Важно то, что человеку дают имя на всю жизнь по выбору, а не передают, исходя из семейной последовательности имен, как было ранее. Обычно присваиваются христианские имена, т. к. христианское имя утверждает христианскую модель поведения, а христианская вера обеспечивает прочный базис единой, длящейся и наполненной смысла человеческой жизни. Что же касается присвоения фамилий, то их семантику можно классифицировать по четырем типам:

  • географическое положение дома (например, Вильгельм Оранский, т. е. Вильгельм из Орана);
  • родовая фамилия (Джонсон - сын Джона);
  • профессия (Петер-Кузнец);
  • личные, например физические свойства (Толстый).

Однако с расцветом городов и возникновением слоя интеллигенции, под покровом традиционной корпоративной этики, давала о себе знать тенденция санкционирования возможности формирования в человеке индивидуальности. Блистательно исследован распад средневековой идентичности и возникновение новой бюргерской идентичности у И. Хейзинги [25].

В средневековой Европе, таким образом, основные компоненты идентичности были определены строго в соответствии с жизнедеятельностью социальных институтов. Средневековая ментальность не отличалась интересом к уникальности индивида. Для идентификации большинства не было ни подписей, ни автографов, никаких документов, в протоколах судов возраст определяется как " N лет или около того."

Появилась практика индивидуального участия в церковном ритуале, суда за индивидуальные деяния в течение жизни. Возникает интерес к индивидуальному обыденному жизненному пути и к межличностным повседневным отношениям. Самоизучение, самоуглубление с помощью молитв, мыслительное исследование собственной души организуют мыслительную активность тех времен.
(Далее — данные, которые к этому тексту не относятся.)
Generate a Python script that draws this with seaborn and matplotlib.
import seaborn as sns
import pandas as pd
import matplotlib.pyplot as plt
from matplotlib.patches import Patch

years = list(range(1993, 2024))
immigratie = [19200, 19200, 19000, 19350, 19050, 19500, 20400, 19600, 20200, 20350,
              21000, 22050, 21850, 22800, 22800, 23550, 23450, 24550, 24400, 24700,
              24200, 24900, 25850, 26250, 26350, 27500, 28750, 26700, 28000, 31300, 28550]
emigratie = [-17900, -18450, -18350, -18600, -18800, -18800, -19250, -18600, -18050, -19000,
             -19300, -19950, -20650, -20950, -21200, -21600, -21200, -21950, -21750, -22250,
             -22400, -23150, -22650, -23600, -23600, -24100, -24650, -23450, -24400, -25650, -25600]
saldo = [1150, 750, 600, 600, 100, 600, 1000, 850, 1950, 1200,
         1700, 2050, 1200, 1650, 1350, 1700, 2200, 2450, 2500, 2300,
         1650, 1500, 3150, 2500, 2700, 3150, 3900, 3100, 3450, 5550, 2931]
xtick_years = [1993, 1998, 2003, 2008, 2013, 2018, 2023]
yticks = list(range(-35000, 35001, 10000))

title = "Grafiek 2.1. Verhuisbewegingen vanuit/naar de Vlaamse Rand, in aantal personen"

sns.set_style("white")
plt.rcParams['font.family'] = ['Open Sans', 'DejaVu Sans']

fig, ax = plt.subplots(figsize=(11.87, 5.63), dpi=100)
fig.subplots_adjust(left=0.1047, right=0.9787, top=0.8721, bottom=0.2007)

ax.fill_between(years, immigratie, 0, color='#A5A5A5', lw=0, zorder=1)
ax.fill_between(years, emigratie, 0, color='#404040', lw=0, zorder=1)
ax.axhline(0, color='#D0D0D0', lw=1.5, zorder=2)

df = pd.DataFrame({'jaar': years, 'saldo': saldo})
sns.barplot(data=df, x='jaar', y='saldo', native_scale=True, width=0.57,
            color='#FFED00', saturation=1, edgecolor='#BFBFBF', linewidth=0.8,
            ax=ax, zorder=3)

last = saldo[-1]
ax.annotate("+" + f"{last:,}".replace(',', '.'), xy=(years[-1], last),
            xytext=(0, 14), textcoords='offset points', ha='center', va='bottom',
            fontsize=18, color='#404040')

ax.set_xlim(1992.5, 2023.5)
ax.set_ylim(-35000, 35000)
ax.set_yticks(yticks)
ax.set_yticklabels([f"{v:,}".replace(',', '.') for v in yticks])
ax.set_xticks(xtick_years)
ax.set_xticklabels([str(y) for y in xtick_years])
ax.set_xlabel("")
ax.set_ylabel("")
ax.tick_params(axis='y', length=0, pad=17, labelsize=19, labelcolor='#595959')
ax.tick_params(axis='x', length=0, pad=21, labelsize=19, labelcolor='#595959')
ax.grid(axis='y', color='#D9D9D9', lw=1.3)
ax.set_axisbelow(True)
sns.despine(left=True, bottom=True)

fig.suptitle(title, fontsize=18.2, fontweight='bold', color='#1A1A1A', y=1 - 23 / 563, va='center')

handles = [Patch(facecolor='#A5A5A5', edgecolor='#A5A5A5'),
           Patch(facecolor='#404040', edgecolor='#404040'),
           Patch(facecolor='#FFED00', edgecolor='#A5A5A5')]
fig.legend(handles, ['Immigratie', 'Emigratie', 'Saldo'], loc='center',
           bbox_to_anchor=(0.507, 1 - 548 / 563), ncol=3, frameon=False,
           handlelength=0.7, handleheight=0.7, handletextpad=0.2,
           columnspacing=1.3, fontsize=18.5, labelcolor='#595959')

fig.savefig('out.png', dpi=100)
Тем не менее, групповое сознание преобладает, а индивидуальное - находится под сильным воздействием различий в социальном происхождении и статусе.

Средневековый период можно охарактеризовать как время самоорганизации путем интегрирования всеобщих духовных оснований человеческого бытия. Самосовершенствование, духовное саморазвитие составляют основу идентичности. Детерминированность всеобщей практики позволяет строить единую всеобщую модель поведения (в локальных рамках). Уже задана общая модель, по которой можно идентифицировать собственное бытие, в которой личное время выступает как часть всеобщего развития.
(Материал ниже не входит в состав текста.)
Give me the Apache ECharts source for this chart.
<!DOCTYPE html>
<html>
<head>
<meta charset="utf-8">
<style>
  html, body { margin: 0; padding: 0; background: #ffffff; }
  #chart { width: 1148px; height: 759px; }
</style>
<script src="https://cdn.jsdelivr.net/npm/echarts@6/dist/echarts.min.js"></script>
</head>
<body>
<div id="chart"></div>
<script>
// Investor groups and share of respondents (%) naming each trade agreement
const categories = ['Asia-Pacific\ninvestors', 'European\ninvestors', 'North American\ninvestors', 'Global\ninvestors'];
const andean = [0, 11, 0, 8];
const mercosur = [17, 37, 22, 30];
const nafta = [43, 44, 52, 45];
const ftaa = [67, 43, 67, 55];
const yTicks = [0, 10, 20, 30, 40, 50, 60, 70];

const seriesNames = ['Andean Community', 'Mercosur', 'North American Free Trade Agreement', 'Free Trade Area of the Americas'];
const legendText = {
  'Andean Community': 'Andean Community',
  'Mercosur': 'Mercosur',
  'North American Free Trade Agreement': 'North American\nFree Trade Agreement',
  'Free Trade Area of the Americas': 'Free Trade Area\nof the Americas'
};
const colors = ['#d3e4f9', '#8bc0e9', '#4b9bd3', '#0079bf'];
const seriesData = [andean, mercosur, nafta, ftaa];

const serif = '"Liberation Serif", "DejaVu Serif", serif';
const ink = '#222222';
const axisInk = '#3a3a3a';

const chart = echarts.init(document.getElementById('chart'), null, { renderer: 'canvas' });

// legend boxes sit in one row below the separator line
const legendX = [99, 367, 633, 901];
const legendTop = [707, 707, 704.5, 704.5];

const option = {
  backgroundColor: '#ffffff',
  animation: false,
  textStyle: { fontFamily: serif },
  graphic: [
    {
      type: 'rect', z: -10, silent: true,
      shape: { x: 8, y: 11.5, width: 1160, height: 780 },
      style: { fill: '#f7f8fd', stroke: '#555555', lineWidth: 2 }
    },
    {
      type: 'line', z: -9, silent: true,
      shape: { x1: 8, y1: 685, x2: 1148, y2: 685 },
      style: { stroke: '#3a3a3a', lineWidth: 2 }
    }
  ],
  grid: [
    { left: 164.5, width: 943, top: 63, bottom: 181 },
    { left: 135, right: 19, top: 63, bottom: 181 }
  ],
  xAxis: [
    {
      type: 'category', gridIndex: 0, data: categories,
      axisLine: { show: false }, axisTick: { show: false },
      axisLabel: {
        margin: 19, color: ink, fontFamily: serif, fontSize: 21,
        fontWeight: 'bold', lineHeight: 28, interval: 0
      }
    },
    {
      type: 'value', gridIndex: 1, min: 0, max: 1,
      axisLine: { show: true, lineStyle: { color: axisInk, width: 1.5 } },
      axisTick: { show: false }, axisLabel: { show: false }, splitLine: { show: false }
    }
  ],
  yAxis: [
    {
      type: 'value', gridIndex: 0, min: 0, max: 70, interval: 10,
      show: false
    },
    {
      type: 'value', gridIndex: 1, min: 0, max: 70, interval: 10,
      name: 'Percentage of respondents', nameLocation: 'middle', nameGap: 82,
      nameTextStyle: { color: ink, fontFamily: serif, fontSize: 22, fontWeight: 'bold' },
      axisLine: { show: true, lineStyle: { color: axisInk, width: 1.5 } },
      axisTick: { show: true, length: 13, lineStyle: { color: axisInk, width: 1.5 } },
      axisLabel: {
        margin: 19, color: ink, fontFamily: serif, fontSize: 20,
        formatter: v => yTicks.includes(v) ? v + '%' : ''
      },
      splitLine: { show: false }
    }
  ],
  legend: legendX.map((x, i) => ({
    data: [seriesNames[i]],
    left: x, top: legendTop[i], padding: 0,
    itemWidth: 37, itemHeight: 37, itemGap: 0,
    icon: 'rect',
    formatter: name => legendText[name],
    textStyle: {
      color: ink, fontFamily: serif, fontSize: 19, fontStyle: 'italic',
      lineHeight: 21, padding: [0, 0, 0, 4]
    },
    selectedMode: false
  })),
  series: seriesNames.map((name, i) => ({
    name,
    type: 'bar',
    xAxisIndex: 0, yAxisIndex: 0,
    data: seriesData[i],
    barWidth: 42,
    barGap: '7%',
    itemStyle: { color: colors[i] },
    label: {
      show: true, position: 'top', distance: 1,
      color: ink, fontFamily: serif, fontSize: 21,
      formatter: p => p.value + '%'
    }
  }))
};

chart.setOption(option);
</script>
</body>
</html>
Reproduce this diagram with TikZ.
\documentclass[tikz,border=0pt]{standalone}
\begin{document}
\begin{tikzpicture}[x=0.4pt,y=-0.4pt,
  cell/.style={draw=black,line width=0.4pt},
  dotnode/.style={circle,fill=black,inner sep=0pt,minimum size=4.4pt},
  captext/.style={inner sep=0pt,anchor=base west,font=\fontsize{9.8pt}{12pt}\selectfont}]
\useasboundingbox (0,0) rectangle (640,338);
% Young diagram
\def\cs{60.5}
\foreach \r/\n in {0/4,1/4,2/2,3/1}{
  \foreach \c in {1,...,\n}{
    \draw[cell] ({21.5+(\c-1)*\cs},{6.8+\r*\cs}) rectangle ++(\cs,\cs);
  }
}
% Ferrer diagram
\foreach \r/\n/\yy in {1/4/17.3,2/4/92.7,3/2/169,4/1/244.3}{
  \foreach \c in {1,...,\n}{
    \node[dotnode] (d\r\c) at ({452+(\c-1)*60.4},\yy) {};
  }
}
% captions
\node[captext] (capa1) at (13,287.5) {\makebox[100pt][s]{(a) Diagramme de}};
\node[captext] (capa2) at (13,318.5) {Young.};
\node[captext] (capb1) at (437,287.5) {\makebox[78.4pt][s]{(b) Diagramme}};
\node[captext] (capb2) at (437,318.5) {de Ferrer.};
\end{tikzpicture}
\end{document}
Средневековый период демонстрирует, как социальная и духовная жизнь постепенно дифференцируется. Сначала религия простирается на все, что социально, социальное становится религиозным. Потом функции политические, экономические, светские становятся самостоятельными, образуются самостоятельные подсистемы, имеющие собственные свойства и цели.
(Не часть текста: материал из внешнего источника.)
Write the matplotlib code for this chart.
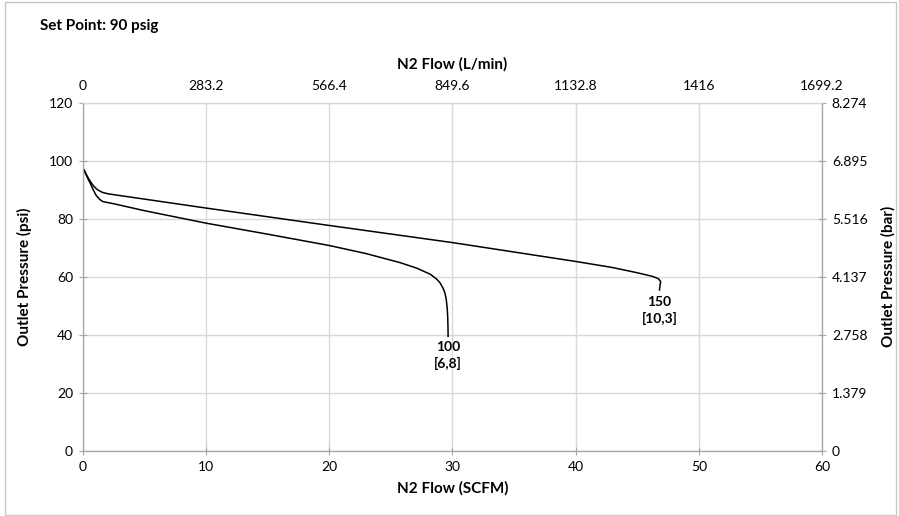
import matplotlib
matplotlib.use("Agg")
import matplotlib.pyplot as plt
from matplotlib.patches import Rectangle

plt.rcParams['font.family'] = ['Lato', 'DejaVu Sans']

# flow (SCFM) vs outlet pressure (psi)
flow_100 = [0.1, 0.35, 0.6, 0.85, 1.1, 1.4, 1.65, 2.5, 5, 10, 15, 20, 23, 25.75, 27.1, 28.2, 28.7, 29.0, 29.25, 29.4,
            29.5, 29.58, 29.62, 29.64, 29.65]
psi_100 = [96.9, 94.5, 92.3, 90.0, 88.0, 86.6, 85.9, 85.2, 82.8, 78.5, 74.7, 70.8, 68.0, 64.9, 63.0, 60.9, 59.3, 57.9, 56.0, 54.3,
           52.2, 49.0, 45.8, 42.5, 39.5]

flow_150 = [0.1, 0.35, 0.6, 0.9, 1.2, 1.6, 2.05, 10, 20, 30, 40, 43, 45, 46.2, 46.7, 46.9, 46.85, 46.8]
psi_150 = [96.9, 94.8, 93.0, 91.2, 90.0, 89.1, 88.6, 83.7, 77.7, 71.8, 65.3, 63.2, 61.4, 60.2, 59.4, 58.4, 57.2, 55.5]

curve_labels = ["100\n[6,8]", "150\n[10,3]"]

x_ticks = [0, 10, 20, 30, 40, 50, 60]
y_ticks = [0, 20, 40, 60, 80, 100, 120]
lpm_labels = ["0", "283.2", "566.4", "849.6", "1132.8", "1416", "1699.2"]
bar_labels = ["0", "1.379", "2.758", "4.137", "5.516", "6.895", "8.274"]

axis_gray = "#a6a6a6"
grid_gray = "#d9d9d9"

fig = plt.figure(figsize=(8.99, 5.16), dpi=100)
fig.patches.append(Rectangle((0.006, 0.002), 0.991, 0.994, transform=fig.transFigure,
                             fill=False, edgecolor="#c8c8c8", linewidth=1.0))

ax = fig.add_axes([0.092, 0.126, 0.8225, 0.675])
ax.set_xlim(0, 60)
ax.set_ylim(0, 120)
ax.set_xticks(x_ticks)
ax.set_yticks(y_ticks)
ax.grid(True, color=grid_gray, linewidth=1.0)
ax.set_axisbelow(True)

ax.plot(flow_100, psi_100, color="black", linewidth=1.1)
ax.plot(flow_150, psi_150, color="black", linewidth=1.1)

# labels at the end of each curve
ax.text(flow_100[-1], psi_100[-1] - 1.5, curve_labels[0], ha="center", va="top",
        fontsize=10, fontweight="bold", linespacing=1.35)
ax.text(flow_150[-1], psi_150[-1] - 2.0, curve_labels[1], ha="center", va="top",
        fontsize=10, fontweight="bold", linespacing=1.35)

for side in ["left", "bottom", "right"]:
    ax.spines[side].set_color(axis_gray)
ax.spines["top"].set_color(grid_gray)
ax.tick_params(axis="both", direction="inout", length=6, color=axis_gray, labelsize=10, pad=4)
ax.set_xlabel("N2 Flow (SCFM)", fontsize=11, fontweight="bold", labelpad=6)
ax.set_ylabel("Outlet Pressure (psi)", fontsize=11, fontweight="bold", labelpad=12)

# secondary axes: L/min on top, bar on right
top = ax.twiny()
top.set_xlim(ax.get_xlim())
top.set_xticks(x_ticks)
top.set_xticklabels(lpm_labels)
top.tick_params(axis="x", length=0, labelsize=10, pad=8)
top.set_xlabel("N2 Flow (L/min)", fontsize=11, fontweight="bold", labelpad=8)

right = ax.twinx()
right.set_ylim(ax.get_ylim())
right.set_yticks(y_ticks)
right.set_yticklabels(bar_labels)
right.tick_params(axis="y", direction="inout", length=6, color=axis_gray, labelsize=10, pad=4)
right.set_ylabel("Outlet Pressure (bar)", fontsize=11, fontweight="bold", labelpad=10)
for a in (top, right):
    for side in ["left", "bottom", "right"]:
        a.spines[side].set_color(axis_gray)
    a.spines["top"].set_color(grid_gray)

fig.text(0.045, 0.95, "Set Point: 90 psig", fontsize=11, fontweight="bold", ha="left", va="center")

fig.savefig("out.png", dpi=100)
Намечаются сдвиги в информационной среде общества, которые влияют на становление идентичности. Информационные потоки охватывают единое общее пространство – например, латынь способствует складыванию единого информационного пространства культуры. Книги, хотя скорее исключение, чем правило, занимают достойное место в жизни элиты т. е. в той среде, где осуществляется организация и контроль за общественной жизнью.